## start PROVIDED DATA

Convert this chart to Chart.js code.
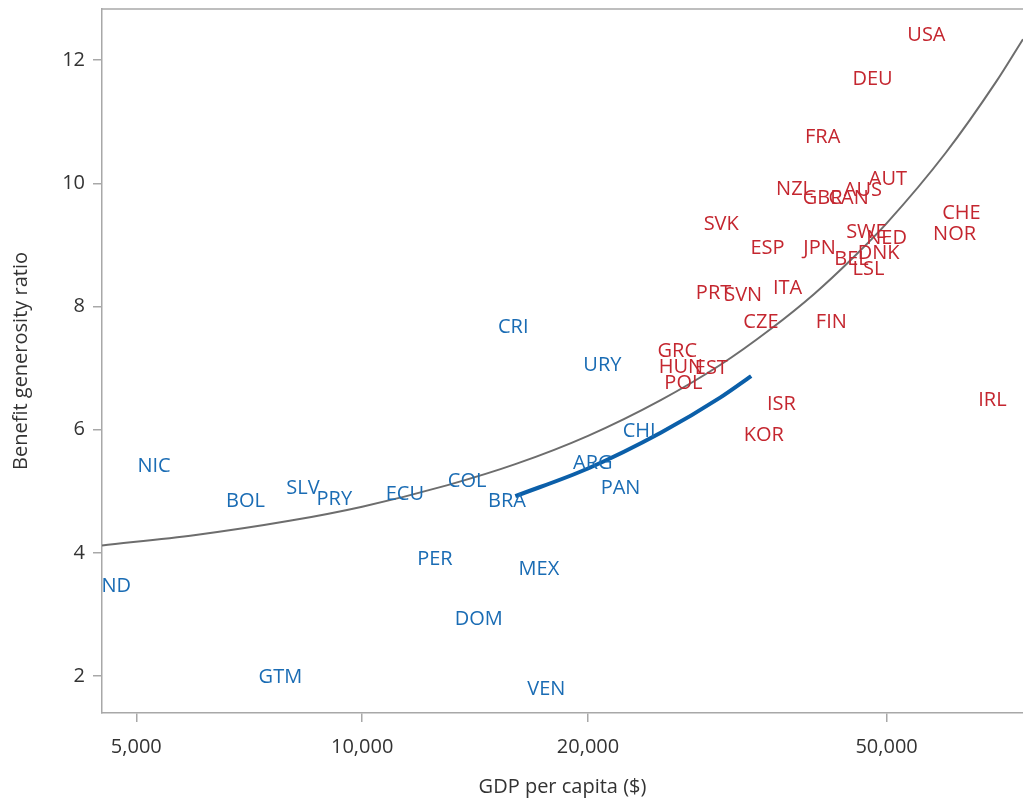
<!DOCTYPE html>
<html>
<head>
<meta charset="utf-8">
<title>Benefit generosity vs GDP per capita</title>
<script src="https://cdn.jsdelivr.net/npm/chart.js@4.4.1/dist/chart.umd.min.js"></script>
<style>
  html, body { margin: 0; padding: 0; background: #fff; }
  #wrap { width: 1023px; height: 799px; }
</style>
</head>
<body>
<div id="wrap"><canvas id="myChart" width="1023" height="799"></canvas></div>
<script>
// advanced economies (red labels)
const redCodes = ['USA', 'DEU', 'FRA', 'NZL', 'GBR', 'CAN', 'AUS', 'AUT', 'SVK', 'ESP', 'JPN', 'SWE', 'NED', 'DNK', 'BEL', 'LSL', 'CHE', 'NOR', 'PRT', 'SVN', 'ITA', 'CZE', 'FIN', 'GRC', 'HUN', 'EST', 'POL', 'ISR', 'KOR', 'IRL'];
const redGdp = [56500, 47900, 41100, 37700, 41100, 44500, 46500, 50200, 30100, 34700, 40700, 47000, 50000, 48800, 44900, 47300, 62900, 61600, 29400, 32200, 36900, 34000, 42200, 26300, 26600, 29200, 26800, 36200, 34300, 69200];
const redRatio = [12.41, 11.69, 10.75, 9.91, 9.76, 9.76, 9.89, 10.06, 9.33, 8.95, 8.95, 9.20, 9.10, 8.87, 8.76, 8.61, 9.52, 9.18, 8.22, 8.18, 8.30, 7.74, 7.74, 7.27, 7.02, 6.99, 6.76, 6.41, 5.91, 6.47];

// emerging economies (blue labels)
const blueCodes = ['CRI', 'URY', 'CHI', 'ARG', 'PAN', 'COL', 'ECU', 'BRA', 'SLV', 'PRY', 'BOL', 'NIC', 'PER', 'MEX', 'DOM', 'GTM', 'VEN', 'IND'];
const blueGdp = [15900, 20900, 23400, 20300, 22100, 13800, 11400, 15600, 8340, 9180, 6990, 5280, 12500, 17200, 14300, 7780, 17600, 4660];
const blueRatio = [7.67, 7.04, 5.97, 5.45, 5.05, 5.16, 4.95, 4.84, 5.05, 4.87, 4.84, 5.40, 3.90, 3.73, 2.92, 1.98, 1.79, 3.46];

// fitted curves
const fitGdp = [4500, 6000, 8000, 10000, 13000, 16000, 20000, 25000, 30000, 35000, 40000, 45000, 50000, 60000, 70000, 76000];
const fitRatio = [4.12, 4.29, 4.52, 4.75, 5.10, 5.44, 5.90, 6.48, 7.05, 7.63, 8.20, 8.78, 9.35, 10.50, 11.65, 12.34];
const emFitGdp = [16000, 20000, 25000, 30000, 33000];
const emFitRatio = [4.92, 5.37, 5.95, 6.52, 6.87];

const xTicks = [5000, 10000, 20000, 50000];
const yTicks = [2, 4, 6, 8, 10, 12];

const FONT = "'Open Sans', 'Noto Sans', sans-serif";
const RED = '#c4262f';
const BLUE = '#1a6cb4';
const AXIS = '#a8a8a8';

function toPoints(xs, ys) {
    return xs.map((x, i) => ({ x: x, y: ys[i] }));
}

// writes the country code at every point of the label datasets
const codeLabels = {
    id: 'codeLabels',
    afterDatasetsDraw(chart) {
        const ctx = chart.ctx;
        const area = chart.chartArea;
        ctx.save();
        ctx.beginPath();
        ctx.rect(area.left, area.top, area.right - area.left, area.bottom - area.top);
        ctx.clip();
        ctx.font = '20px ' + FONT;
        ctx.textAlign = 'center';
        ctx.textBaseline = 'middle';
        chart.data.datasets.forEach((ds, i) => {
            if (!ds.codes) return;
            const meta = chart.getDatasetMeta(i);
            ctx.fillStyle = ds.textColor;
            meta.data.forEach((pt, j) => {
                ctx.fillText(ds.codes[j], pt.x, pt.y);
            });
        });
        ctx.restore();
    }
};

// thin line closing the top of the plot box
const topBorder = {
    id: 'topBorder',
    afterDraw(chart) {
        const ctx = chart.ctx;
        const area = chart.chartArea;
        ctx.save();
        ctx.strokeStyle = AXIS;
        ctx.lineWidth = 1.5;
        ctx.beginPath();
        ctx.moveTo(area.left, area.top);
        ctx.lineTo(area.right, area.top);
        ctx.stroke();
        ctx.restore();
    }
};

const ctx = document.getElementById('myChart').getContext('2d');

let myChart = new Chart(ctx, {
    type: 'scatter',
    data: {
        datasets: [{
            label: 'Fit',
            data: toPoints(fitGdp, fitRatio),
            showLine: true,
            borderColor: '#6d6d6d',
            borderWidth: 2,
            pointRadius: 0,
            cubicInterpolationMode: 'monotone',
            fill: false
        }, {
            label: 'Emerging fit',
            data: toPoints(emFitGdp, emFitRatio),
            showLine: true,
            borderColor: '#0b5fa9',
            borderWidth: 4,
            pointRadius: 0,
            cubicInterpolationMode: 'monotone',
            fill: false
        }, {
            label: 'Advanced',
            data: toPoints(redGdp, redRatio),
            codes: redCodes,
            textColor: RED,
            pointRadius: 0
        }, {
            label: 'Emerging',
            data: toPoints(blueGdp, blueRatio),
            codes: blueCodes,
            textColor: BLUE,
            pointRadius: 0
        }]
    },
    options: {
        responsive: false,
        animation: false,
        devicePixelRatio: 1,
        layout: { padding: { top: 9, right: 0, bottom: 0, left: 0 } },
        plugins: {
            legend: { display: false },
            tooltip: { enabled: false }
        },
        scales: {
            x: {
                type: 'logarithmic',
                position: 'bottom',
                min: 4500,
                max: 76000,
                afterBuildTicks: (scale) => { scale.ticks = xTicks.map(v => ({ value: v })); },
                afterFit: (scale) => {
                    scale.height = 86;
                    scale.paddingLeft = 0;
                    scale.paddingRight = 0;
                },
                ticks: {
                    autoSkip: false,
                    maxRotation: 0,
                    padding: 13,
                    color: '#333',
                    font: { family: FONT, size: 20 },
                    callback: (v) => Number(v).toLocaleString('en-US')
                },
                grid: { drawOnChartArea: false, drawTicks: true, tickLength: 9, color: AXIS, lineWidth: 1.5 },
                border: { display: true, color: AXIS, width: 1.5 },
                title: {
                    display: true,
                    text: 'GDP per capita ($)',
                    color: '#333',
                    font: { family: FONT, size: 20 },
                    padding: { top: 0, bottom: 0 }
                }
            },
            y: {
                type: 'linear',
                min: 1.4,
                max: 12.83,
                afterBuildTicks: (scale) => { scale.ticks = yTicks.map(v => ({ value: v })); },
                afterFit: (scale) => {
                    scale.width = 102;
                    scale.paddingTop = 0;
                    scale.paddingBottom = 0;
                },
                ticks: {
                    padding: 8,
                    color: '#333',
                    font: { family: FONT, size: 20 }
                },
                grid: { drawOnChartArea: false, drawTicks: true, tickLength: 9, color: AXIS, lineWidth: 1.5 },
                border: { display: true, color: AXIS, width: 1.5 },
                title: {
                    display: true,
                    text: 'Benefit generosity ratio',
                    color: '#333',
                    font: { family: FONT, size: 20 },
                    padding: { top: 9, bottom: 0 }
                }
            }
        }
    },
    plugins: [codeLabels, topBorder]
});
</script>
</body>
</html>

## end PROVIDED DATA

■ **TASK STATEMENT**
The material above must be printed exactly, with its pictures left out.

■ **RIGHT ANSWER**
Convert this chart to Chart.js code.
<!DOCTYPE html>
<html>
<head>
<meta charset="utf-8">
<title>Benefit generosity vs GDP per capita</title>
<script src="https://cdn.jsdelivr.net/npm/chart.js@4.4.1/dist/chart.umd.min.js"></script>
<style>
  html, body { margin: 0; padding: 0; background: #fff; }
  #wrap { width: 1023px; height: 799px; }
</style>
</head>
<body>
<div id="wrap"><canvas id="myChart" width="1023" height="799"></canvas></div>
<script>
// advanced economies (red labels)
const redCodes = ['USA', 'DEU', 'FRA', 'NZL', 'GBR', 'CAN', 'AUS', 'AUT', 'SVK', 'ESP', 'JPN', 'SWE', 'NED', 'DNK', 'BEL', 'LSL', 'CHE', 'NOR', 'PRT', 'SVN', 'ITA', 'CZE', 'FIN', 'GRC', 'HUN', 'EST', 'POL', 'ISR', 'KOR', 'IRL'];
const redGdp = [56500, 47900, 41100, 37700, 41100, 44500, 46500, 50200, 30100, 34700, 40700, 47000, 50000, 48800, 44900, 47300, 62900, 61600, 29400, 32200, 36900, 34000, 42200, 26300, 26600, 29200, 26800, 36200, 34300, 69200];
const redRatio = [12.41, 11.69, 10.75, 9.91, 9.76, 9.76, 9.89, 10.06, 9.33, 8.95, 8.95, 9.20, 9.10, 8.87, 8.76, 8.61, 9.52, 9.18, 8.22, 8.18, 8.30, 7.74, 7.74, 7.27, 7.02, 6.99, 6.76, 6.41, 5.91, 6.47];

// emerging economies (blue labels)
const blueCodes = ['CRI', 'URY', 'CHI', 'ARG', 'PAN', 'COL', 'ECU', 'BRA', 'SLV', 'PRY', 'BOL', 'NIC', 'PER', 'MEX', 'DOM', 'GTM', 'VEN', 'IND'];
const blueGdp = [15900, 20900, 23400, 20300, 22100, 13800, 11400, 15600, 8340, 9180, 6990, 5280, 12500, 17200, 14300, 7780, 17600, 4660];
const blueRatio = [7.67, 7.04, 5.97, 5.45, 5.05, 5.16, 4.95, 4.84, 5.05, 4.87, 4.84, 5.40, 3.90, 3.73, 2.92, 1.98, 1.79, 3.46];

// fitted curves
const fitGdp = [4500, 6000, 8000, 10000, 13000, 16000, 20000, 25000, 30000, 35000, 40000, 45000, 50000, 60000, 70000, 76000];
const fitRatio = [4.12, 4.29, 4.52, 4.75, 5.10, 5.44, 5.90, 6.48, 7.05, 7.63, 8.20, 8.78, 9.35, 10.50, 11.65, 12.34];
const emFitGdp = [16000, 20000, 25000, 30000, 33000];
const emFitRatio = [4.92, 5.37, 5.95, 6.52, 6.87];

const xTicks = [5000, 10000, 20000, 50000];
const yTicks = [2, 4, 6, 8, 10, 12];

const FONT = "'Open Sans', 'Noto Sans', sans-serif";
const RED = '#c4262f';
const BLUE = '#1a6cb4';
const AXIS = '#a8a8a8';

function toPoints(xs, ys) {
    return xs.map((x, i) => ({ x: x, y: ys[i] }));
}

// writes the country code at every point of the label datasets
const codeLabels = {
    id: 'codeLabels',
    afterDatasetsDraw(chart) {
        const ctx = chart.ctx;
        const area = chart.chartArea;
        ctx.save();
        ctx.beginPath();
        ctx.rect(area.left, area.top, area.right - area.left, area.bottom - area.top);
        ctx.clip();
        ctx.font = '20px ' + FONT;
        ctx.textAlign = 'center';
        ctx.textBaseline = 'middle';
        chart.data.datasets.forEach((ds, i) => {
            if (!ds.codes) return;
            const meta = chart.getDatasetMeta(i);
            ctx.fillStyle = ds.textColor;
            meta.data.forEach((pt, j) => {
                ctx.fillText(ds.codes[j], pt.x, pt.y);
            });
        });
        ctx.restore();
    }
};

// thin line closing the top of the plot box
const topBorder = {
    id: 'topBorder',
    afterDraw(chart) {
        const ctx = chart.ctx;
        const area = chart.chartArea;
        ctx.save();
        ctx.strokeStyle = AXIS;
        ctx.lineWidth = 1.5;
        ctx.beginPath();
        ctx.moveTo(area.left, area.top);
        ctx.lineTo(area.right, area.top);
        ctx.stroke();
        ctx.restore();
    }
};

const ctx = document.getElementById('myChart').getContext('2d');

let myChart = new Chart(ctx, {
    type: 'scatter',
    data: {
        datasets: [{
            label: 'Fit',
            data: toPoints(fitGdp, fitRatio),
            showLine: true,
            borderColor: '#6d6d6d',
            borderWidth: 2,
            pointRadius: 0,
            cubicInterpolationMode: 'monotone',
            fill: false
        }, {
            label: 'Emerging fit',
            data: toPoints(emFitGdp, emFitRatio),
            showLine: true,
            borderColor: '#0b5fa9',
            borderWidth: 4,
            pointRadius: 0,
            cubicInterpolationMode: 'monotone',
            fill: false
        }, {
            label: 'Advanced',
            data: toPoints(redGdp, redRatio),
            codes: redCodes,
            textColor: RED,
            pointRadius: 0
        }, {
            label: 'Emerging',
            data: toPoints(blueGdp, blueRatio),
            codes: blueCodes,
            textColor: BLUE,
            pointRadius: 0
        }]
    },
    options: {
        responsive: false,
        animation: false,
        devicePixelRatio: 1,
        layout: { padding: { top: 9, right: 0, bottom: 0, left: 0 } },
        plugins: {
            legend: { display: false },
            tooltip: { enabled: false }
        },
        scales: {
            x: {
                type: 'logarithmic',
                position: 'bottom',
                min: 4500,
                max: 76000,
                afterBuildTicks: (scale) => { scale.ticks = xTicks.map(v => ({ value: v })); },
                afterFit: (scale) => {
                    scale.height = 86;
                    scale.paddingLeft = 0;
                    scale.paddingRight = 0;
                },
                ticks: {
                    autoSkip: false,
                    maxRotation: 0,
                    padding: 13,
                    color: '#333',
                    font: { family: FONT, size: 20 },
                    callback: (v) => Number(v).toLocaleString('en-US')
                },
                grid: { drawOnChartArea: false, drawTicks: true, tickLength: 9, color: AXIS, lineWidth: 1.5 },
                border: { display: true, color: AXIS, width: 1.5 },
                title: {
                    display: true,
                    text: 'GDP per capita ($)',
                    color: '#333',
                    font: { family: FONT, size: 20 },
                    padding: { top: 0, bottom: 0 }
                }
            },
            y: {
                type: 'linear',
                min: 1.4,
                max: 12.83,
                afterBuildTicks: (scale) => { scale.ticks = yTicks.map(v => ({ value: v })); },
                afterFit: (scale) => {
                    scale.width = 102;
                    scale.paddingTop = 0;
                    scale.paddingBottom = 0;
                },
                ticks: {
                    padding: 8,
                    color: '#333',
                    font: { family: FONT, size: 20 }
                },
                grid: { drawOnChartArea: false, drawTicks: true, tickLength: 9, color: AXIS, lineWidth: 1.5 },
                border: { display: true, color: AXIS, width: 1.5 },
                title: {
                    display: true,
                    text: 'Benefit generosity ratio',
                    color: '#333',
                    font: { family: FONT, size: 20 },
                    padding: { top: 9, bottom: 0 }
                }
            }
        }
    },
    plugins: [codeLabels, topBorder]
});
</script>
</body>
</html>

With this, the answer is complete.